O tym, że jest to szansa na zaistnienie na
zagranicznym rynku muzycznym może przekonywać parę faktów, które mogliśmy zaobserwować już po
upublicznieniu efektów współpracy, trzeba przyznać bardzo rzadkiej,
polsko-amerykańskiej na niwie muzycznej. Izę zaproszono na bogaty line -upowo
Open’er Festival 2012, na co wcześniej miałaby nikłe szanse. Niedługo później
Iza została zaproszona na krakowski Coke Live Music Festival, na którym nomen
omen wystąpił Snoop Dogg. Piosenkarka niestety nie wystąpiła na nim z powodu
choroby członka zespołu, z którym grywa koncerty. A trzeba przyznać, że Iza
musiała długo się przełamywać do koncertowania, ze względu na wrodzoną nieśmiałość. Pojawiła się jednak ona w Krakowie spotykając się po raz pierwszy
z raperem. Mało tego, sprawiła mieszkańcom Łodzi dużą niespodziankę
sprowadzając go do ich miasta. Tam nakręcili film dokumentalny (pokazywany
niedawno w Stanach), a jeden łódzki klub, w którym pojawił się z tej okazji Snoop
przeżywał istne oblężenie fanów hip – hopu i nie tylko. Oczywiście razem spotkali
się wtedy również w studiu. Snoop już wcześniej, podczas swojego krakowskiego
występu, zachwalał Izę polskiej publiczności. Na jesieni kolejnym sukcesem Izy
była nominacja do nagrody MTV, którą ostatecznie zgarnęła Brodka. Przed
świętami ukazała się świąteczna, niepachnąca kiczem, świąteczna płyta Izy. Wypad
do Teksasu poprzedziła publikacja teledysku do smacznej dźwiękowo piosenki „The
One Who Leaves”, wydanego już spod skrzydeł Snoop Dogga.
Film będący częścią
projektu „Reincarnated” został pokazany 13 marca podczas showcase’u firmowanego
przez Soundcloud na Festiwalu SXSW w Austin. Nie wiedzieć czemu ta wielka
branżowa impreza w Stanach nie jest tak bardzo znana w Polsce, a pojawiły się
tam, choćby w tym roku The Killers, The White Stripes czy Morrissey. SXSW
wzmiankowane jest jedynie przy okazji zaproszeń polskich artystów. Iza jednakże
nie wystąpiła na otwartym koncercie jak zaproszeni w tym roku Kamp! czy Brodka.

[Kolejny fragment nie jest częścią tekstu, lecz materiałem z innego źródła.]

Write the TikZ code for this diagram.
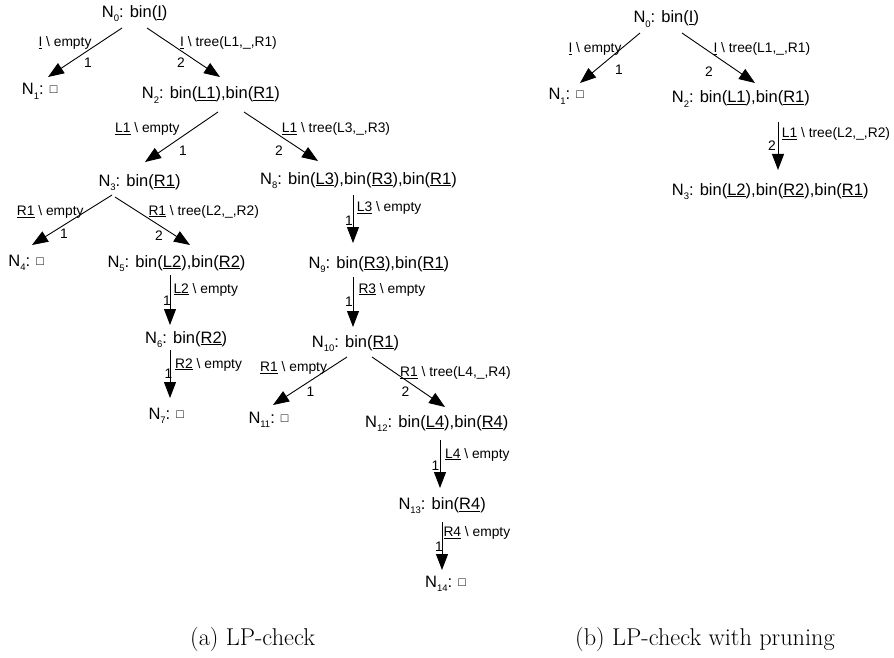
\documentclass[tikz,border=0pt]{standalone}
\usepackage{fontspec}
\setsansfont{Liberation Sans}
\usepackage{tikz}
\usetikzlibrary{arrows.meta}
\newcommand{\Nd}[1]{N\raisebox{-4.4pt}{\fontsize{9.5}{9.5}\selectfont #1}}
\newcommand{\bs}{\textbackslash}
\newcommand{\sq}{\raisebox{1pt}{\fontsize{12.5}{12.5}\selectfont □}}

\begin{document}
\begin{tikzpicture}[
  x=1pt, y=-1pt,
  state/.style={font=\sffamily\fontsize{16.5}{18}\selectfont, inner sep=0pt, anchor=base west},
  lbl/.style={font=\sffamily\fontsize{13.8}{15}\selectfont, inner sep=0pt, anchor=base west},
  arrow/.style={-{Triangle[length=16pt,width=12pt]}, line width=0.9pt},
  subcap/.style={font=\fontsize{24.3}{28}\selectfont, inner sep=0pt, anchor=base west},
]
  \useasboundingbox (0,0) rectangle (894,658);

  \node[state] (n0) at (101.7,17.5) {\Nd{0}: bin(\underline{I})};
  \node[state] (n1) at (21.7,95) {\Nd{1}: \sq};
  \node[state] (n2) at (141.7,99) {\Nd{2}: bin(\underline{L1}),bin(\underline{R1})};
  \node[state] (n3) at (98.3,186) {\Nd{3}: bin(\underline{R1})};
  \node[state] (n8) at (260,184) {\Nd{8}: bin(\underline{L3}),bin(\underline{R3}),bin(\underline{R1})};
  \node[state] (n4) at (8.3,266) {\Nd{4}: \sq};
  \node[state] (n5) at (107.3,267) {\Nd{5}: bin(\underline{L2}),bin(\underline{R2})};
  \node[state] (n9) at (308.3,268) {\Nd{9}: bin(\underline{R3}),bin(\underline{R1})};
  \node[state] (n6) at (145,343) {\Nd{6}: bin(\underline{R2})};
  \node[state] (n10) at (311.7,347) {\Nd{10}: bin(\underline{R1})};
  \node[state] (n7) at (148.3,419) {\Nd{7}: \sq};
  \node[state] (n11) at (248.3,423) {\Nd{11}: \sq};
  \node[state] (n12) at (365,427) {\Nd{12}: bin(\underline{L4}),bin(\underline{R4})};
  \node[state] (n13) at (398.3,509.5) {\Nd{13}: bin(\underline{R4})};
  \node[state] (n14) at (425,587.5) {\Nd{14}: \sq};

  \node[state] (r0) at (633.3,23) {\Nd{0}: bin(\underline{I})};
  \node[state] (r1) at (548.3,100) {\Nd{1}: \sq};
  \node[state] (r2) at (671.7,103) {\Nd{2}: bin(\underline{L1}),bin(\underline{R1})};
  \node[state] (r3) at (671.7,195) {\Nd{3}: bin(\underline{L2}),bin(\underline{R2}),bin(\underline{R1})};

  \draw[arrow] ([shift={(20.3,10.5)}]n0.base west) -- ([shift={(26.3,-18)}]n1.base west);
  \draw[arrow] ([shift={(45.3,10.5)}]n0.base west) -- ([shift={(78.3,-22)}]n2.base west);
  \draw[arrow] ([shift={(76.3,13)}]n2.base west) -- ([shift={(46.7,-24)}]n3.base west);
  \draw[arrow] ([shift={(102.3,13)}]n2.base west) -- ([shift={(58,-23)}]n8.base west);
  \draw[arrow] ([shift={(13.7,9)}]n3.base west) -- ([shift={(23.7,-21)}]n4.base west);
  \draw[arrow] ([shift={(16.7,11)}]n3.base west) -- ([shift={(82.7,-22)}]n5.base west);
  \draw[arrow] ([shift={(62.7,8)}]n5.base west) -- ([shift={(25,-18)}]n6.base west);
  \draw[arrow] ([shift={(25,7)}]n6.base west) -- ([shift={(21.7,-21)}]n7.base west);
  \draw[arrow] ([shift={(93,11)}]n8.base west) -- ([shift={(44.7,-25)}]n9.base west);
  \draw[arrow] ([shift={(44.7,9)}]n9.base west) -- ([shift={(41.3,-20)}]n10.base west);
  \draw[arrow] ([shift={(35.3,10)}]n10.base west) -- ([shift={(24.7,-18)}]n11.base west);
  \draw[arrow] ([shift={(60.3,10)}]n10.base west) -- ([shift={(80,-20)}]n12.base west);
  \draw[arrow] ([shift={(75,13)}]n12.base west) -- ([shift={(41.7,-21.5)}]n13.base west);
  \draw[arrow] ([shift={(43.7,12.5)}]n13.base west) -- ([shift={(17,-17.5)}]n14.base west);

  \draw[arrow] ([shift={(6.7,10)}]r0.base west) -- ([shift={(31.7,-17)}]r1.base west);
  \draw[arrow] ([shift={(48.7,10)}]r0.base west) -- ([shift={(83.3,-20)}]r2.base west);
  \draw[arrow] ([shift={(106.3,19)}]r2.base west) -- ([shift={(106.3,-25)}]r3.base west);

  \node[lbl] (e01) at (38.3,47) {\underline{I} \bs{} empty};
  \node[lbl] (k01) at (84,67.5) {1};
  \node[lbl] (e02) at (180,47) {\underline{I} \bs{} tree(L1,\_,R1)};
  \node[lbl] (k02) at (177,67.5) {2};
  \node[lbl] (e23) at (115,133) {\underline{L1} \bs{} empty};
  \node[lbl] (k23) at (179,155) {1};
  \node[lbl] (e28) at (281.7,133) {\underline{L1} \bs{} tree(L3,\_,R3)};
  \node[lbl] (k28) at (275,155) {2};
  \node[lbl] (e34) at (16.7,215.5) {\underline{R1} \bs{} empty};
  \node[lbl] (k34) at (60,238) {1};
  \node[lbl] (e35) at (148.3,215) {\underline{R1} \bs{} tree(L2,\_,R2)};
  \node[lbl] (k35) at (155,240) {2};
  \node[lbl] (e56) at (173.3,293) {\underline{L2} \bs{} empty};
  \node[lbl] (k56) at (163,305) {1};
  \node[lbl] (e67) at (175,368) {\underline{R2} \bs{} empty};
  \node[lbl] (k67) at (164.5,378) {1};
  \node[lbl] (e89) at (356.7,211.5) {\underline{L3} \bs{} empty};
  \node[lbl] (k89) at (345,225) {1};
  \node[lbl] (e910) at (358.3,293) {\underline{R3} \bs{} empty};
  \node[lbl] (k910) at (345,306.5) {1};
  \node[lbl] (e1011) at (260,371.5) {\underline{R1} \bs{} empty};
  \node[lbl] (k1011) at (306.5,396.5) {1};
  \node[lbl] (e1012) at (400,376.5) {\underline{R1} \bs{} tree(L4,\_,R4)};
  \node[lbl] (k1012) at (401.5,396.5) {2};
  \node[lbl] (e1213) at (445,458) {\underline{L4} \bs{} empty};
  \node[lbl] (k1213) at (431.5,470) {1};
  \node[lbl] (e1314) at (443.3,536.5) {\underline{R4} \bs{} empty};
  \node[lbl] (k1314) at (435,551.5) {1};

  \node[lbl] (f01) at (568.3,53) {\underline{I} \bs{} empty};
  \node[lbl] (j01) at (615,75) {1};
  \node[lbl] (f02) at (713.3,53) {\underline{I} \bs{} tree(L1,\_,R1)};
  \node[lbl] (j02) at (705,76.5) {2};
  \node[lbl] (f23) at (781.7,138) {\underline{L1} \bs{} tree(L2,\_,R2)};
  \node[lbl] (j23) at (768,150) {2};

  \node[subcap] (capa) at (190,645) {(a) LP-check};
  \node[subcap] (capb) at (575,645) {(b) LP-check with pruning};
\end{tikzpicture}
\end{document}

Koncert był adresowany do wybranych przedstawicieli branży muzycznej. Iza po
pokazie „Birds Of A Feather” spotkała się oczywiście ze swoim mentorem. Dzięki
temu mogła wziąć udział w specjalnym koncercie Justina Timberlake’a tylko dla
wybranych. Polka wykorzystała ten czas towarzysko spotykając się np. z
członkiem The Neptunes, ale także twórczo, pracując w studiu z uznanym hiphopowym
producentem Soopafly. Miejmy nadzieję, że wyjazd ten zaprocentuje Izie jak
najlepszą promocją przyszłego albumu, przynosząc należną pannie Lach popularność.
Oby płyta ukazała się jak najszybciej i oby bez problemów pojawiła się w Polsce.